The stock markets have proposed[1] to tighten the market-wide circuit breakers that halt trading in the equity markets. The proposals were prompted, in large part, by the May 6, 2010 Flash Crash and were heavily influenced by recommendations of the Joint CFTC-SEC Advisory Committee on Emerging Regulatory Issues.[2] The proposals would update the market-wide circuit breakers by:
- Decreasing the circuit breakers to 7%, 13%, and 20% market drops. Thus, the circuit breakers will halt all trading in stocks when index values fall 7%, 13%, and 20% in a day, rather than 10%, 20%, and 30%, as is the case today. According to Bloomberg, since October 1987, the proposed 7% thresholds would have been triggered 10 times, including on May 6, 2010 and on five days in October 2008.[3]
- Using the S&P 500 – not the Dow Jones Industrial Average – as the circuit breaker benchmark. The proposals note that the S&P 500 represents a broader base of securities against which to measure whether extraordinary market-wide volatility is occurring.
- Recalculating the circuit breaker thresholds on a daily – not quarterly – basis. This change seeks to ensure that the thresholds relate to current market conditions.

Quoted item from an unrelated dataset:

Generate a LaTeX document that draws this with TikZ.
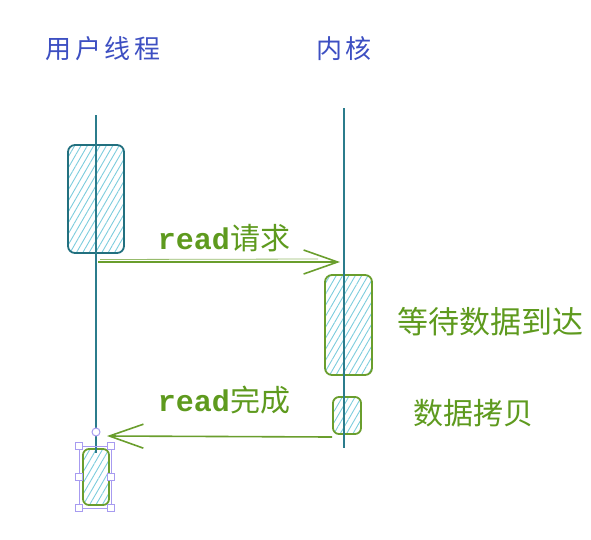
\documentclass[tikz,border=0pt]{standalone}
\usepackage{fontspec}
\usetikzlibrary{arrows.meta,patterns.meta}
\newfontfamily\cjk{Noto Sans CJK SC}
\newfontfamily\cjkhand[LetterSpace=15]{Noto Sans CJK SC}
\newfontfamily\monob{Liberation Mono}
\definecolor{titlec}{HTML}{3D4FC2}
\definecolor{lifec}{HTML}{2B7C8C}
\definecolor{tealc}{HTML}{22707F}
\definecolor{greenc}{HTML}{6A9E2D}
\definecolor{textg}{HTML}{5E9A1E}
\definecolor{hatchc}{HTML}{7CCCDD}
\definecolor{handc}{HTML}{A79BF0}
\begin{document}
\begin{tikzpicture}[x=1pt,y=-1pt,
  title/.style={text=titlec, font=\cjkhand\fontsize{26}{26}\selectfont, inner sep=0pt},
  lifeline/.style={draw=lifec, line width=1.6pt},
  actbox/.style={rounded corners=7pt, line width=1.8pt, inner sep=0pt,
    pattern={Lines[angle=60,distance=5.5pt,line width=0.9pt]}, pattern color=hatchc},
  msg/.style={draw=greenc, line width=1.6pt, -{Straight Barb[length=34pt,width=24pt,line width=1.6pt]}},
  msglabel/.style={text=textg, inner sep=0pt},
  notelabel/.style={text=textg, inner sep=0pt, font=\cjk\fontsize{31}{31}\selectfont},
  handle/.style={draw=handc, fill=white, line width=1pt, minimum size=7.5pt, inner sep=0pt, rectangle},
]
\useasboundingbox (0,0) rectangle (591,539);
% titles
\node[title] (t1) at (103,49) {用户线程};
\node[title] (t2) at (344,49) {内核};
% activation boxes
\node[actbox, draw=tealc, minimum width=56pt, minimum height=108pt] (ub) at (96,199) {};
\node[actbox, draw=greenc, minimum width=47pt, minimum height=100pt] (kb) at (348.5,325) {};
\node[actbox, draw=greenc, minimum width=28pt, minimum height=37pt, rounded corners=6pt] (cb) at (347,415.5) {};
\node[actbox, draw=greenc, minimum width=26pt, minimum height=56pt, rounded corners=6pt] (lb) at (96,477) {};
% lifelines
\coordinate (ltop) at (96,115);
\coordinate (lbot) at (96,453);
\coordinate (rtop) at (344,108);
\coordinate (rbot) at (344,448);
\draw[lifeline] (ltop) -- (lbot);
\draw[lifeline] (rtop) -- (rbot);
% messages
\coordinate (m1s) at (98,262);
\coordinate (m1e) at (340,262);
\coordinate (m2s) at (332,437);
\coordinate (m2e) at (107,436);
\draw[msg] (m1s) -- (m1e);
\draw[greenc!70, line width=0.8pt] (100,259.5) -- (318,259);
\draw[msg] (m2s) -- (m2e);
\node[msglabel] (l1) at (224,238) {{\monob\bfseries\fontsize{30}{30}\selectfont read}{\cjk\fontsize{30}{30}\selectfont 请求}};
\node[msglabel] (l2) at (224,400) {{\monob\bfseries\fontsize{30}{30}\selectfont read}{\cjk\fontsize{30}{30}\selectfont 完成}};
% notes
\node[notelabel] (n1) at (490,322) {等待数据到达};
\node[notelabel, font=\cjk\fontsize{30}{30}\selectfont] (n2) at (473,413) {数据拷贝};
% selection handles
\draw[handc, line width=0.8pt] (79,446) rectangle (111,508);
\node[handle] (h1) at (79,446) {};
\node[handle] (h2) at (111,446) {};
\node[handle] (h3) at (79,477) {};
\node[handle] (h4) at (111,477) {};
\node[handle] (h5) at (79,508) {};
\node[handle] (h6) at (111,508) {};
\node[draw=handc, fill=white, line width=1pt, circle, minimum size=8pt, inner sep=0pt] (rot) at (96,432) {};
\end{tikzpicture}
\end{document}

- Allowing trading halts only once per day. For example, if trading was halted because of a Level 1 decline, trading would not halt again unless a Level 2 decline occurred. Similarly, if trading was halted because of a Level 2 decline, trading would not halt again unless a Level 3 decline occurred.
- Shortening the length of the Level 1 halts, as well as the Level 2 halts that do not close the market, to 15 minutes.
- Allowing a trading halt up to 3:25 p.m. Current exchange rules provide that a Level 1 or Level 2 trading halt cannot be triggered after 2:30 p.m. because of potential problems relating to the closing process. In their proposals, the exchanges noted that even if the May 6, 2010 market decline reached the current Level 1 decline threshold of 10%, a trading halt would not have been triggered under the current rules because the market decline occurred after 2:30 p.m.
- Addressing how trading will reopen following a Level 1 or Level 2 trading halt. If the primary market for a security cannot restart trading in the security within 15 minutes after the end of a trading halt, other markets can begin trading in the security.
The futures markets are expected to propose parallel changes to the market-wide circuit breakers that halt trading in the futures markets.
[1] The proposals of the national securities exchanges and FINRA are available here on the SEC’s website.
[2] See Summary Report of the Joint CFTC-SEC Advisory Committee on Emerging Regulatory Issues, Recommendations Regarding Regulatory Responses to the Market Events of May 6, 2010 (Feb. 18, 2011). Markets have been halted only once under the current market-wide circuit breakers, on October 27, 1997.
[3] Nina Mehta, SEC Proposes Cutting Threshold for Marketwide Trading Halts, Bloomberg (Sept. 27, 2011).